Shares of Netflix Inc (NASDAQ: NFLX) are up nearly 10% in extended trading after the streaming giant said it did not lose as many subscribers in its fiscal second quarter as it had forecast earlier.
Notable figures in Netflix Q2 results
Lost 970,000 paid subscribers versus 2.0 million expected
Net earnings printed at $1.6 billion, up 7.0% year-over-year
Per-share earnings of $3.20 were ahead of last year’s $2.97
Revenue saw an annualised growth of 9.0% to $7.97 billion
FactSet consensus was for $2.95 of EPS on $8.03 billion in sales
A day earlier, Netflix said its customers will soon be restricted to use their accounts in one designated home only. For each new home, it’ll charge an additional $2.99. The new policy will apply to Latin America first and will eventually be cloned through the rest of its markets.
Netflix to win back its lost subscribers
More importantly, Netflix is committed to winning its subscribers back, as per its letter to shareholders. In the current financial quarter, the streaming company hopes to add 1 million paid subscribers and generate $7.84 billion in revenue.
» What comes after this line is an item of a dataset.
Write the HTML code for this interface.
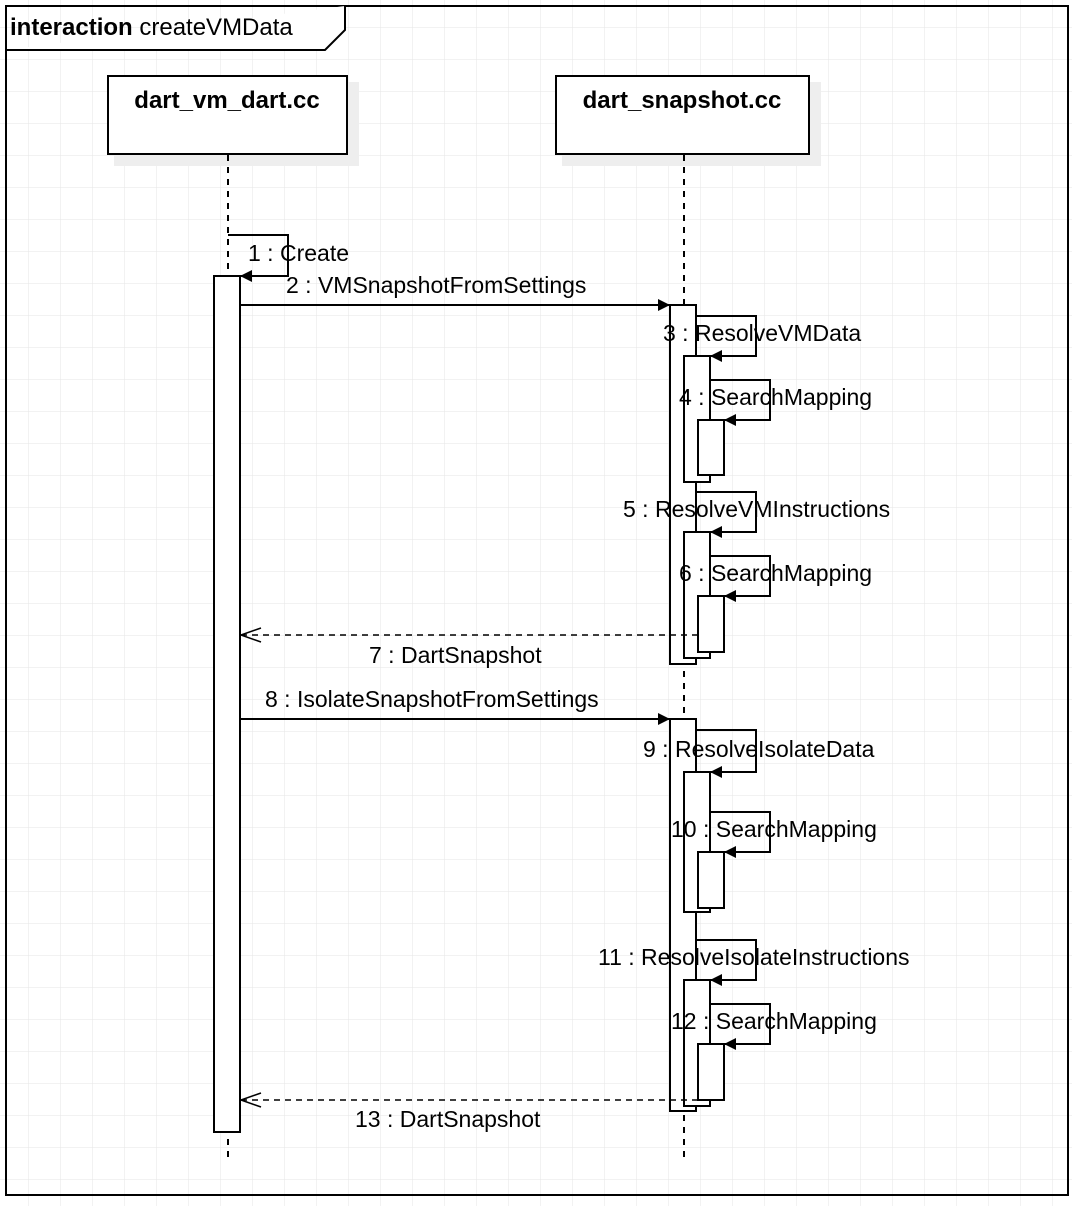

The forecast, however, was still below Street estimates for 1.4 million net additions on $8.09 billion in revenue. Operating margin is expected to stand at 19% to 20% this year.
Joe Terranova reacts to the earnings report
Discussing the earnings report on CNBC’s “Closing Bell: Overtime”, Virtus Investment Partners’ Joe Terranova said:
You have to think about buying this stock. This is not a value trap. It’s a stock that’s exhibiting itself to be a value story, but growth has the potential to return once again. I’d expect it to rally towards $275 in a better market.
According to Netflix, revenue took a $339 million hit on foreign currency impact this quarter. NFLX is currently trading at trailing 12-month price-to-earnings ratio of 18.30.